Walmart workers in China remain resolute and defiant

24 April 2014

Led by their trade union chairman, Huang Xingguo, around 78 Walmart employees are camped outside the delivery depot of Walmart store No.2024, determined to prevent the company from removing goods from the shuttered building.

The workers have been there since early March, protesting Walmart’s unilateral decision to close the store in the central city of Changde, giving employees only minimal compensation. The workers are demanding at least twice what the company is offering in terms of severance pay and have vowed to stay on the picket line until the company agrees to negotiate with the union.

The workers have set up tents and sleep on cardboard.

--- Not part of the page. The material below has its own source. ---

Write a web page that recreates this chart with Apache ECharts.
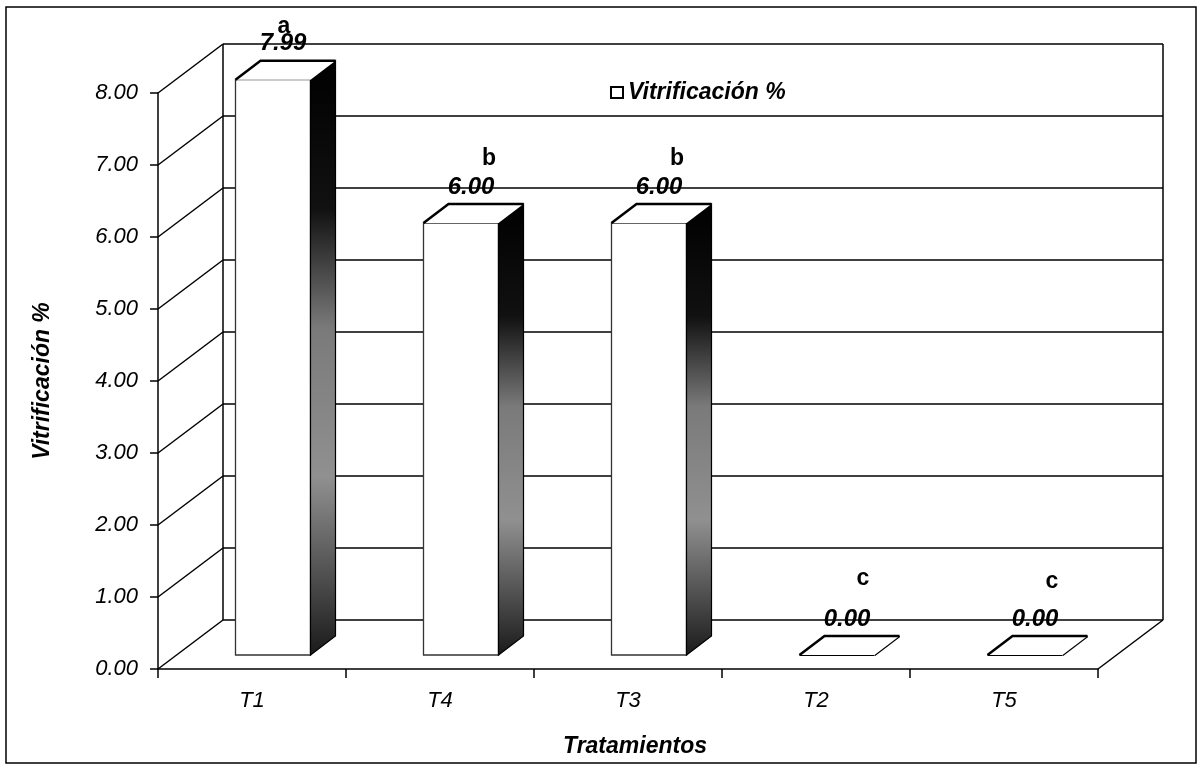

They take shifts, some watching the depot, some cooking meals, and some making pillows from the stuffed toys discarded by the company. They add regular updates on their blog, which has now become a valuable archive of an unprecedented effort by an enterprise trade union in China to stand up for workers’ rights.

“I have chosen to safeguard workers’ right until the end,” Huang Xingguo told the Beijing News on Wednesday – Day 48 of the protest.

Another worker, Xiao Hong, added: “Colleagues, we must hold on, hold on, and hold on. The victory is ahead, people from Changde will never give up.”

Walmart workers in Changde united and defiant

The determination of the workers seems to be winning over the local authorities in Changde as well. The local government initially sided with the employer and sent police in to clear the store on 21 March. One of the workers was detained but subsequently released. The authorities are now taking a more neutral stance. They have even helped the workers maintain the picket line and ordered trucks hired by Walmart to disperse, according to the workers’ blog.

With the help of labour law expert Chang Kai and a lawyer from the Changde Municipal Trade Union Federation, the workers and the store trade union are now filing a claim against Walmart at the local labour dispute arbitration committee.

The move came as another Walmart employee, Wang Shishu, who was fired by Walmart in Shenzhen in 2012, finally won his lawsuit against the company for illegal dismissal on 23 April 2014. Even though he won, Wang, a 54-year-old army veteran, turned down the 220,000 yuan severance payment offered by Walmart and continued to press for reinstatement.

Wang was one of several Walmart employees in Shenzhen who, in the summer of 2012, helped to organize co-workers and lobbied the store’s trade union to initiate collective bargaining with management in a bid to resolve long-standing employee grievances. At the end of July 2012, Wang was dismissed on the grounds of “seriously violating company regulations and damaging the company’s image.” He staged a long-running protest outside Walmart’s Xianmihu store demanding reinstatement, and later joined a labour rights organization based in the city.